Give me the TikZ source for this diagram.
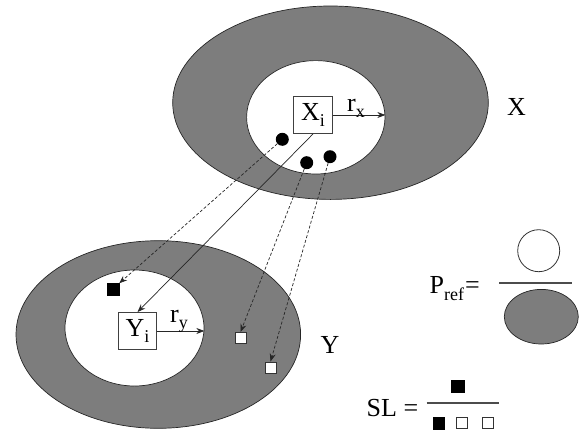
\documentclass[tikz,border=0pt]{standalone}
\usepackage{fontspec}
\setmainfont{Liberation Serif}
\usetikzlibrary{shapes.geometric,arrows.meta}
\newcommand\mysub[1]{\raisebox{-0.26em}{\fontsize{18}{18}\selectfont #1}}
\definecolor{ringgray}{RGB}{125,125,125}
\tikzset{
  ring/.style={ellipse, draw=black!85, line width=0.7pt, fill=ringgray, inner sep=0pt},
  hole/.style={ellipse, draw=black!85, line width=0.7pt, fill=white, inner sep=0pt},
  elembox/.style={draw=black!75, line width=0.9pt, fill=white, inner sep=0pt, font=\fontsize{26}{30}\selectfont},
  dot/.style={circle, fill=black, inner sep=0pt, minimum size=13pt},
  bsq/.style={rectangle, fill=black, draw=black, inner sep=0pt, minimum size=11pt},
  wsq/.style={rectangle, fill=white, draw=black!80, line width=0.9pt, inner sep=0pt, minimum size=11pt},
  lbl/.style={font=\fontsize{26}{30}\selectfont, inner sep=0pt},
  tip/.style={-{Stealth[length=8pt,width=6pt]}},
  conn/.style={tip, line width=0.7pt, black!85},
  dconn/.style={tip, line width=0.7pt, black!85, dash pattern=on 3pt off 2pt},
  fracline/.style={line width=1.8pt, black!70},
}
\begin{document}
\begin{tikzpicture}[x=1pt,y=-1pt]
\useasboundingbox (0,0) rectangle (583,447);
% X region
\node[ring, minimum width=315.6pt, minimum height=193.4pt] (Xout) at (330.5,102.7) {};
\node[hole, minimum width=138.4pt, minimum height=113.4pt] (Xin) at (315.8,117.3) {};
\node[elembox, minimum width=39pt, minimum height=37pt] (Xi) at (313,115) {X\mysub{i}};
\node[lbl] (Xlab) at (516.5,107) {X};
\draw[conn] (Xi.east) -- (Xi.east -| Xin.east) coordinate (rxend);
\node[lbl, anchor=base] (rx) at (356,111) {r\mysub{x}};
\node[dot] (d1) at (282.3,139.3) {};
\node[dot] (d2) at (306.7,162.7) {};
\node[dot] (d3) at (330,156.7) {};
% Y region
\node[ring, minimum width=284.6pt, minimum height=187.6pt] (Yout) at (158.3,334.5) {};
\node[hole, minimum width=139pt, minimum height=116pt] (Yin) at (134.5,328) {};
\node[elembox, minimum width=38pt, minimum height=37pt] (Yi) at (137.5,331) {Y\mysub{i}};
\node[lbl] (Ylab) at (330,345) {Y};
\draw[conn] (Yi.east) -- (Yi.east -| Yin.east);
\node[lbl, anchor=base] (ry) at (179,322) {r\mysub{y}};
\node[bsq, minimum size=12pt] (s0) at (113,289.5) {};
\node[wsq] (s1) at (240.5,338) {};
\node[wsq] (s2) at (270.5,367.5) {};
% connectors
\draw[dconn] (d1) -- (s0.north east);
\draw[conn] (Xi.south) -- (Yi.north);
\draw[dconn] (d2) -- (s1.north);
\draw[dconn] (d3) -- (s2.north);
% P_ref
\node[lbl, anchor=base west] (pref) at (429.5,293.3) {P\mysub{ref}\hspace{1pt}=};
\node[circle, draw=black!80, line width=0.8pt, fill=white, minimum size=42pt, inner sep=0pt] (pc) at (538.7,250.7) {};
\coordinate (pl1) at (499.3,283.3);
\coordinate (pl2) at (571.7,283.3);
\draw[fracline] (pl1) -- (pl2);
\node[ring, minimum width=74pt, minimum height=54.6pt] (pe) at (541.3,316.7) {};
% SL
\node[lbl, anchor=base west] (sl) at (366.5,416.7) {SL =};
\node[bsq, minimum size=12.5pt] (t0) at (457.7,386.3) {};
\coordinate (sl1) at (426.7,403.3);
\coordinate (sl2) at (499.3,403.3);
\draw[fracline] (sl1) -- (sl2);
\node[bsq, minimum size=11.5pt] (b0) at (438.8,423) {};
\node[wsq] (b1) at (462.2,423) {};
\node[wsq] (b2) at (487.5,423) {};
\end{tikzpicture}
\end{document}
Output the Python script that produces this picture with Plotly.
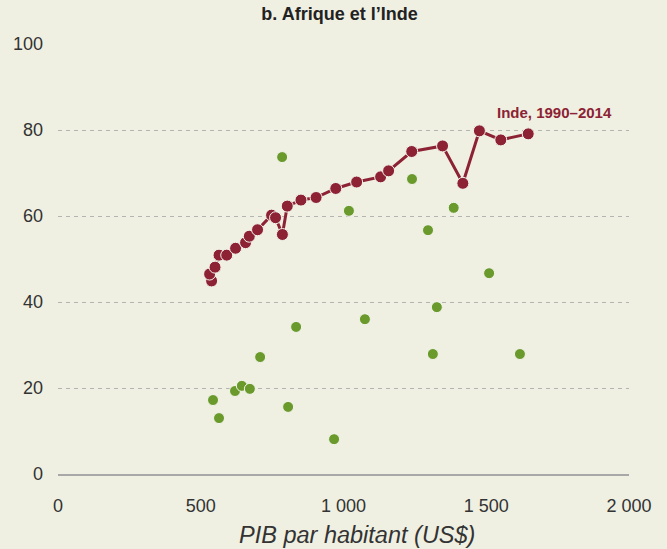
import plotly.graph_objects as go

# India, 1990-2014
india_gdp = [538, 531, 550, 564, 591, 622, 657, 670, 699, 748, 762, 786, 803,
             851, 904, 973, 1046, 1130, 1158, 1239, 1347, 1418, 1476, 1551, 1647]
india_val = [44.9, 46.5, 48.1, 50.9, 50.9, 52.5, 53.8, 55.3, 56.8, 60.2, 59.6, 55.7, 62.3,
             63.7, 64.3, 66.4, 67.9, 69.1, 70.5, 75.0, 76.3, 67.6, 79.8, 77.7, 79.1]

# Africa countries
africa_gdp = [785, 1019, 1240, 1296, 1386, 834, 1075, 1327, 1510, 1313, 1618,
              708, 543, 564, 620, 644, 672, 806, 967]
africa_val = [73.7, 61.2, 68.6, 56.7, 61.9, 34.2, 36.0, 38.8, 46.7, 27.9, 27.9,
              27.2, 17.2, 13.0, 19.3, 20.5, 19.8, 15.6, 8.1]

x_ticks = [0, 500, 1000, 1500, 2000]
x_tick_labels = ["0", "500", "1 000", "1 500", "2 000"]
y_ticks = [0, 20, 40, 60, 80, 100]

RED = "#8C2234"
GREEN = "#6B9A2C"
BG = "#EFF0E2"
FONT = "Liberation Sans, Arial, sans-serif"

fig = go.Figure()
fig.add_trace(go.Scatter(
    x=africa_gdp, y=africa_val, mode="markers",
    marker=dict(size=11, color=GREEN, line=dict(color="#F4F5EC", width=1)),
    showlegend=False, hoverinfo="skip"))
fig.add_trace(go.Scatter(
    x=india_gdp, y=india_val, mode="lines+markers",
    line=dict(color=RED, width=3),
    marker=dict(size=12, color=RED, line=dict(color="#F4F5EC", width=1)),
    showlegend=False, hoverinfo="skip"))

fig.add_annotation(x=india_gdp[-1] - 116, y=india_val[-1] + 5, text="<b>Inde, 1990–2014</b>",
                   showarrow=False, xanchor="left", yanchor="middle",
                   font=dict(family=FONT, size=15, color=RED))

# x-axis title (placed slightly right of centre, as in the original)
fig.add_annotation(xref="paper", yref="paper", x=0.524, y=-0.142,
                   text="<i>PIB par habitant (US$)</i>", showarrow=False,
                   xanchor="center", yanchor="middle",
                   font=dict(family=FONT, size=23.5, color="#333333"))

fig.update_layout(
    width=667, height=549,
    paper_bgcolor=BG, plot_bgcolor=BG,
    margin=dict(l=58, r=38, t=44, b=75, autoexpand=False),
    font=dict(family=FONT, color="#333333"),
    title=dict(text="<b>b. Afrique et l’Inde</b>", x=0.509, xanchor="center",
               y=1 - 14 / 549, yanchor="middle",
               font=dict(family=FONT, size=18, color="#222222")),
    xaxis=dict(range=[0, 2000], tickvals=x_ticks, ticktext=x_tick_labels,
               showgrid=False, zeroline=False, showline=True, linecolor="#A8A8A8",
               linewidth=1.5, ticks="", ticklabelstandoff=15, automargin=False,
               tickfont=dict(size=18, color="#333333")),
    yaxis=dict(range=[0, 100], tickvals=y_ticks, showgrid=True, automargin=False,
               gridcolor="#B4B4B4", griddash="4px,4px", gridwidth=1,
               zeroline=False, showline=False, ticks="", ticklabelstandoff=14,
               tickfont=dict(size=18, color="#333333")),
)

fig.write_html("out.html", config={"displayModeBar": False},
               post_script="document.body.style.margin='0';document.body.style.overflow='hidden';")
------------------------
Set exercise:
Using the data above, extract exactly the lines from the one containing "Output the Python" through the one containing "79.8, 77.7, 79.1]". Pictures are left out.

In response:
Output the Python script that produces this picture with Plotly.
import plotly.graph_objects as go

# India, 1990-2014
india_gdp = [538, 531, 550, 564, 591, 622, 657, 670, 699, 748, 762, 786, 803,
             851, 904, 973, 1046, 1130, 1158, 1239, 1347, 1418, 1476, 1551, 1647]
india_val = [44.9, 46.5, 48.1, 50.9, 50.9, 52.5, 53.8, 55.3, 56.8, 60.2, 59.6, 55.7, 62.3,
             63.7, 64.3, 66.4, 67.9, 69.1, 70.5, 75.0, 76.3, 67.6, 79.8, 77.7, 79.1]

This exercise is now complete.